Khamenei slowly gained a reputation as an avant-garde cleric, breaking taboos by developing interests in music and modern Persian poetry, driving a Volkswagen and smoking a pipe.
Until his death, he retained a keen interest in arts and culture, according to the second relative. He read foreign and Iranian novels and historical works, and watched international films. His intellect earned respect even from opponents, who acknowledged he was cultured, knowledgeable and well-read. Critics, however, lamented his rigidity when he refused to allow other Iranians to make their own cultural choices.
“Before the revolution, Khamenei was known in Mashhad as a revolutionary with a modern tendency towards religious intellectualism,” said Mohammad Ali Abtahi, a cleric from the same city and a former vice-president. “After the revolution, however, he sided with the more conservative, traditional forces and distanced himself from moderate figures.”
Some outsiders saw him as even more politically rigid than his predecessor Khomeini. One western diplomat in Tehran said that whereas Khomeini famously conceded the need to drink from the “chalice of poison” when Iran signed a ceasefire to end the 1980s Gulf war with Saddam Hussein’s Iraq, there was no evidence of Khamenei adopting any other aim than outright “victory” during his leadership.
Khamenei promoted an “Islamic lifestyle”, advocating early marriage, larger families and mandatory covering for women. But under pressure following the Woman, Life, Freedom movement in 2022, he did not stop President Masoud Pezeshkian from refusing to enforce compulsory hijab in the streets.

When Khamenei moved to Tehran shortly before the 1979 revolution, he was overshadowed by other clerics, such as Akbar Hashemi Rafsanjani, another former president and pillar of the revolution.
A gifted orator and shrewd politician, Khamenei won the trust of Khomeini, who described him as “among unique figures who are like the sun, radiating light”.
After serving as deputy defence minister, acting head of the revolutionary guards and a member of parliament, he was elected president in 1981 — barely three months after surviving an assassination attempt by the opposition Mujahedin-e Khalq that paralysed his right hand.
His first major test as supreme leader came in 1997, when Mohammad Khatami, a reformist cleric, won the presidency, promising political reform and improved foreign relations.

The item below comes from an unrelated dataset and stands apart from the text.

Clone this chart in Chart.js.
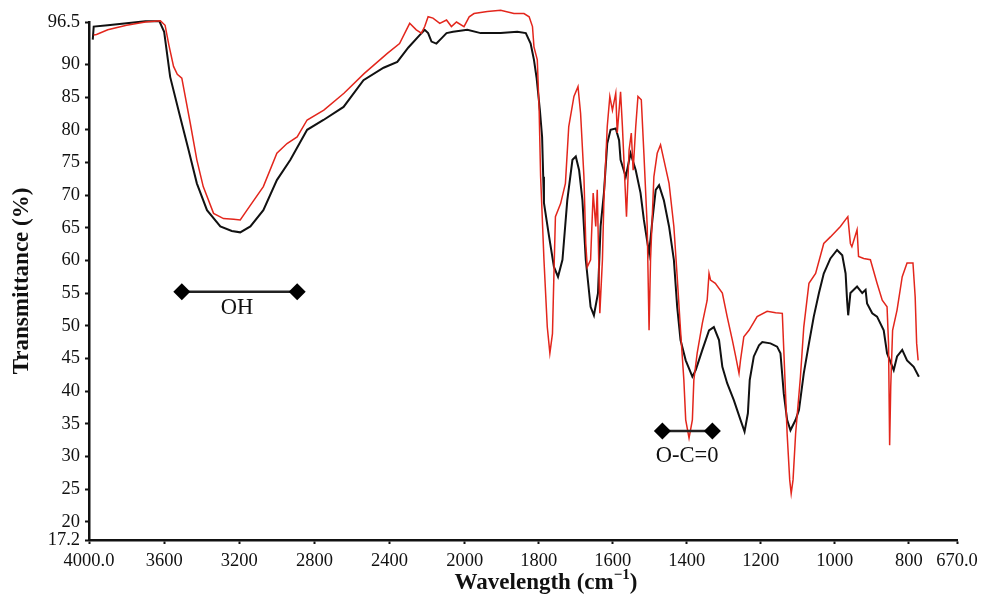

Tensions between Khatami, who served until 2005, and Khamenei as the supreme leader fuelled fierce infighting within the regime. The hardliners won, and a crackdown on reformists followed, including bans on running for national office.
The hardliners then backed Mahmoud Ahmadi-Nejad, but the move backfired for Khamenei when Ahmadi-Nejad turned against the supreme leader and demanded greater authority. Ahmadi-Nejad was followed by Hassan Rouhani, a centrist who pursued the nuclear accord and sought closer ties with the US, which only deepened the rivalries within the Iranian elite.
Ebrahim Raisi, a hardline president seen as a likely successor to Khamenei, died in a helicopter crash in 2024 under unclear circumstances. Pezeshkian, a reformist, was the last president to serve under Khamenei.
Khamenei never publicly addressed the matter of his succession and groomed no clear heir. Instead, his regime simply sidelined opponents. It is not clear whether the revolutionary guards on whom he depended will seek to preserve his legacy or follow another path.
Khamenei is survived by his wife, four clerical sons, one daughter and at least a dozen grandchildren.